In other words: outrage is scalable. Accuracy is not.
The Democratic Cost of the Shortcut
This isn’t just a journalism problem, it’s a democracy problem. When people no longer agree on the basic facts, meaningful civic discourse becomes impossible. A 2023 RAND report identified disintermediation of traditional media as a major driver behind the fragmentation of public understanding.4
We’re not just debating issues anymore. We’re debating reality itself.
To be clear, this new media landscape has empowered many who were once voiceless. It’s exposed corruption and abuse. But it’s also created a megaphone for liars, grifters, and extremists. We’ve replaced gatekeepers with gatecrashers—and in doing so, we’ve made the public square noisier, but not necessarily wiser.
Rebuilding the In-Between
So what now?
We probably can’t go back to the days when three networks and a morning paper defined the narrative.
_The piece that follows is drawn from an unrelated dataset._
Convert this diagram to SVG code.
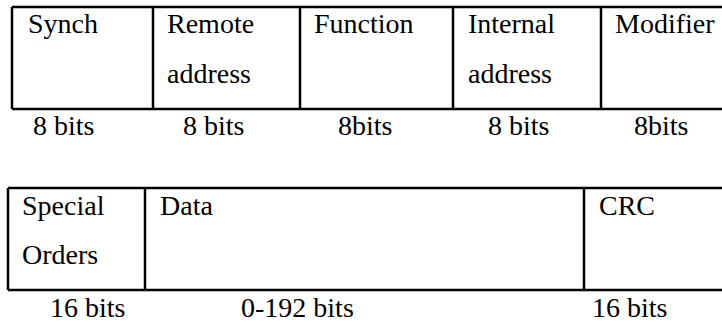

Nor should we. But we can start rebuilding the in-between: that essential space between the noise and the truth.
That could mean supporting journalism that still values verification and transparency. It might mean new media models that marry scale with standards. It certainly means teaching media literacy with the same urgency we teach financial literacy or civics.
But mostly, it starts with us. Slowing down. Asking questions. Being skeptical—not cynical—about who’s telling us what, and why.
Because someone is always curating your view of the world. The only question is whether they’re accountable to you—or to an algorithm optimized for outrage.
I'm not sure we can put this genie back in the bottle.